Escobedo v. Illinois, 378 U.S. 478 (1964): Escobedo was arrested for murder, and while being driven to the police station, he was told that he might as well confess because his accuser told the police everything. He asked to see his lawyer but was refused. When the lawyer came, he wasn’t allowed to see his client because the questioning wasn’t over yet. The police finally got a confession out of Escobedo. The Supreme Court ruled that the 6th Amendment guarantees the right to a lawyer after indictment. Although Escobedo wasn’t indicted yet, he had realistically been accused of a crime because the whole purpose of questioning was to get a confession. Therefore, Escobedo was entitled to a lawyer.


7th AMENDMENT


Curtis v. Loether, 94 S.Ct. 1005 (1974): an African-American woman was turned down as a tenant by Caucasian renters. She sued under the Civil Rights Act, which deals partly with discrimination in housing. Under the Act, she wasn’t entitled to a jury trial. The Supreme Court ruled that a person is entitled to a jury trial in a civil lawsuit over $20.




8TH AMENDMENT


Ingraham v. Wright, 430 U.S. 651, 97 S.Ct. 1401: a school teacher punished an unruly student with a wooden paddle on the buttocks. This was legal under a state law which allowed corporal punishment, as long as it wasn’t degrading or too severe. The Supreme Court ruled that paddling as a means of school discipline doesn’t constitute cruel and unusual punishment because only reasonable force was used and therefore, paddling is constitutional.
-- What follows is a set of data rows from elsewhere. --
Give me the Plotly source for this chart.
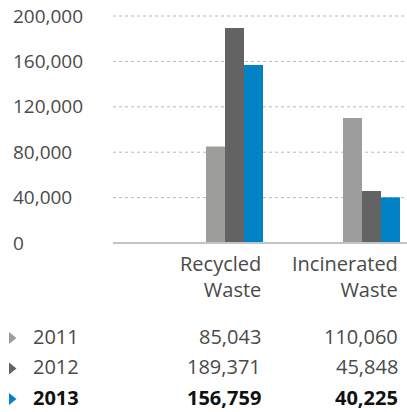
import plotly.graph_objects as go

# ---- data ----
categories = ["Recycled<br>Waste", "Incinerated<br>Waste"]
years = ["2011", "2012", "2013"]
recycled = [85043, 189371, 156759]
incinerated = [110060, 45848, 40225]
y_ticks = [0, 40000, 80000, 120000, 160000, 200000]

# ---- styling ----
colors = ["#9d9d9c", "#636363", "#0082c6"]
FONT = "Open Sans"
TEXT = "#4a4a4a"
FIG_W, FIG_H = 407, 412
AXIS_TOP_PX, AXIS_BOT_PX = 16, 243          # pixel rows of 200,000 and 0
Y_MAX = 200000
M_L = 10
PX_PER_UNIT = (AXIS_BOT_PX - AXIS_TOP_PX) / Y_MAX
PAD_PX = 16                                  # headroom so edge tick labels fit
Y_PAD = PAD_PX / PX_PER_UNIT
M_T = AXIS_TOP_PX - PAD_PX
M_B = FIG_H - AXIS_BOT_PX - PAD_PX
PLOT_W = FIG_W - M_L
PLOT_H = FIG_H - M_T - M_B

# horizontal layout of the category slots (pixels)
SLOT_PX = 137.0
SLOT0_PX = 140.0
BAR_W = 19 / SLOT_PX
BAR_START = 66 / SLOT_PX
GROUP_END = BAR_START + 3 * BAR_W
GRID_X0_PX = 113


def px_x(px):
    return (px - M_L) / PLOT_W


def px_y(py):
    return (FIG_H - M_B - py) / PLOT_H


fig = go.Figure()

series = [[recycled[i], incinerated[i]] for i in range(len(years))]
for i, (yr, vals) in enumerate(zip(years, series)):
    fig.add_trace(go.Bar(
        x=list(range(len(categories))),
        y=vals,
        name=yr,
        width=BAR_W,
        offset=BAR_START + i * BAR_W,
        marker=dict(color=colors[i], line=dict(width=0)),
        hoverinfo="y",
    ))

shapes = []
for v in y_ticks:
    if v == 0:
        shapes.append(dict(type="line", xref="paper", yref="y",
                           x0=px_x(GRID_X0_PX), x1=1, y0=0, y1=0,
                           line=dict(color="#c4c4c4", width=2), layer="above"))
    else:
        shapes.append(dict(type="line", xref="paper", yref="y",
                           x0=px_x(GRID_X0_PX), x1=1, y0=v, y1=v,
                           line=dict(color="#b8b8b8", width=1, dash="dot"),
                           layer="below"))

annotations = []
for c, label in enumerate(categories):
    annotations.append(dict(
        x=c + GROUP_END, xref="x", xanchor="right",
        y=px_y(276.5), yref="paper", yanchor="middle",
        text=label, align="right", showarrow=False,
        font=dict(family=FONT, size=20, color=TEXT),
    ))

row_py = [336, 366.5, 397]
for i, yr in enumerate(years):
    bold = i == len(years) - 1
    fnt = dict(family=FONT, size=20, color="#111111" if bold else TEXT,
               weight="bold" if bold else "normal")
    cy = row_py[i]
    ty = cy + 2
    shapes.append(dict(
        type="path", xref="paper", yref="paper",
        path=(f"M {px_x(9)},{px_y(ty - 6)} L {px_x(16.5)},{px_y(ty)} "
              f"L {px_x(9)},{px_y(ty + 6)} Z"),
        fillcolor=colors[i], line=dict(width=0),
    ))
    annotations.append(dict(
        x=px_x(31), xref="paper", xanchor="left",
        y=px_y(cy), yref="paper", yanchor="middle",
        text=yr, showarrow=False, font=fnt,
    ))
    for c, vals in enumerate([recycled, incinerated]):
        annotations.append(dict(
            x=c + GROUP_END, xref="x", xanchor="right",
            y=px_y(cy), yref="paper", yanchor="middle",
            text=f"{vals[i]:,}", showarrow=False, font=fnt,
        ))

fig.update_layout(
    width=FIG_W, height=FIG_H,
    margin=dict(l=M_L, r=0, t=M_T, b=M_B, pad=0),
    paper_bgcolor="white", plot_bgcolor="white",
    barmode="overlay",
    showlegend=False,
    font=dict(family=FONT, size=19, color=TEXT),
    xaxis=dict(
        range=[(M_L - SLOT0_PX) / SLOT_PX, (FIG_W - SLOT0_PX) / SLOT_PX],
        showticklabels=False, showgrid=False, zeroline=False,
        showline=False, ticks="", fixedrange=True,
    ),
    yaxis=dict(
        range=[-Y_PAD, Y_MAX + Y_PAD],
        tickvals=y_ticks,
        ticktext=[f"{v:,}" for v in y_ticks],
        ticklabelposition="inside",
        showgrid=False, zeroline=False, showline=False, ticks="",
        tickfont=dict(family=FONT, size=19, color=TEXT),
        fixedrange=True,
    ),
    shapes=shapes,
    annotations=annotations,
)

fig.write_html("out.html", config={"displayModeBar": False})
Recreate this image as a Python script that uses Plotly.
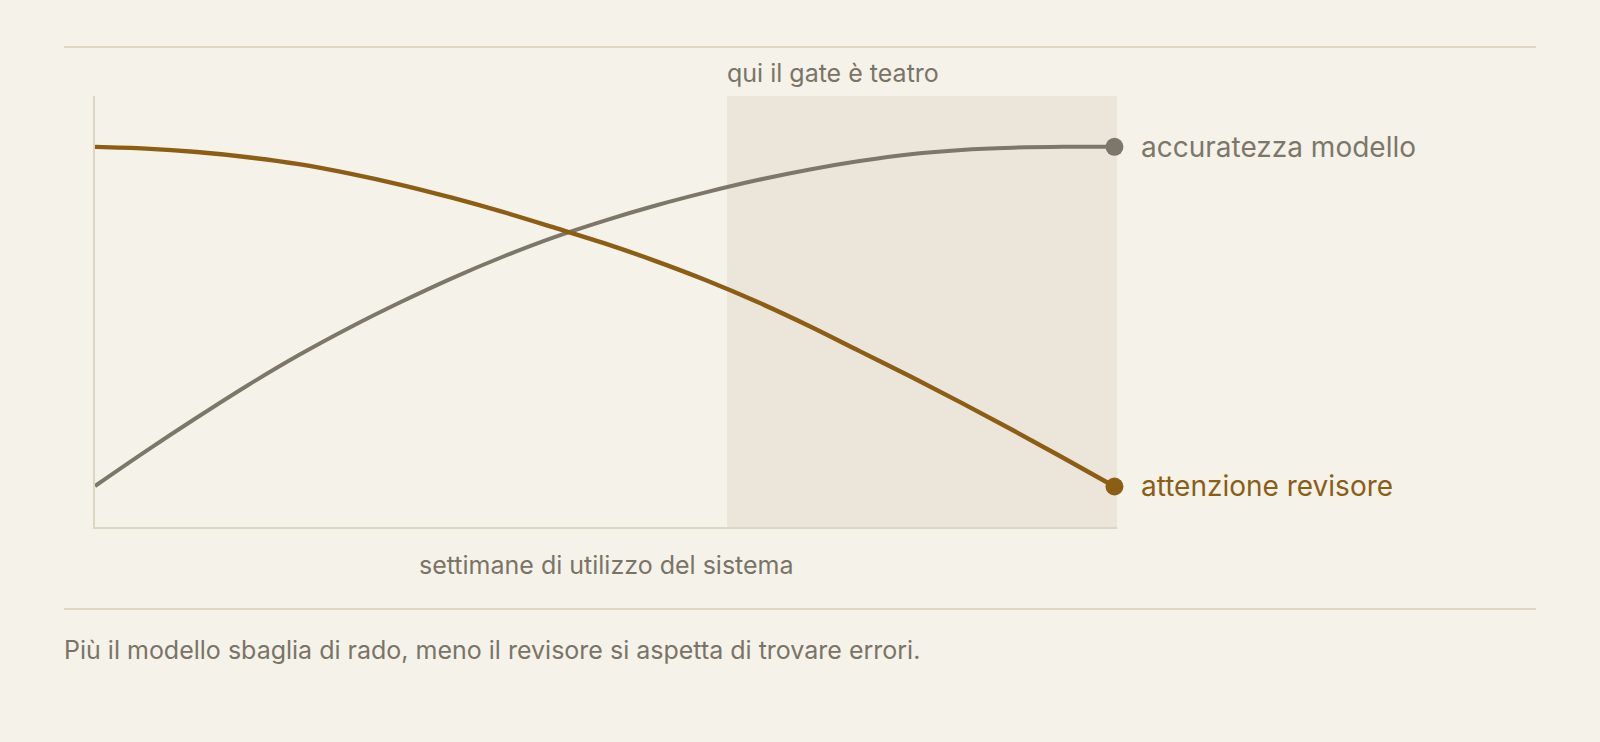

Solem v. Helm, 463 U.S. 277 (1983): Helm was sentenced to life without the possibility of parole after his seventh nonviolent conviction. The Supreme Court ruled that the 8th Amendment prohibits barbaric punishments and sentences that are out of proportion to the crime committed.

Gregg v. Georgia, 428 U.S. 153 (1976): Gregg was convicted of armed robbery and murder when he admitted shooting two men. Gregg was later sentenced to death by a jury. The Supreme Court held that the death penalty for murder is constitutional, as long as it’s applied to all similar cases instead of randomly.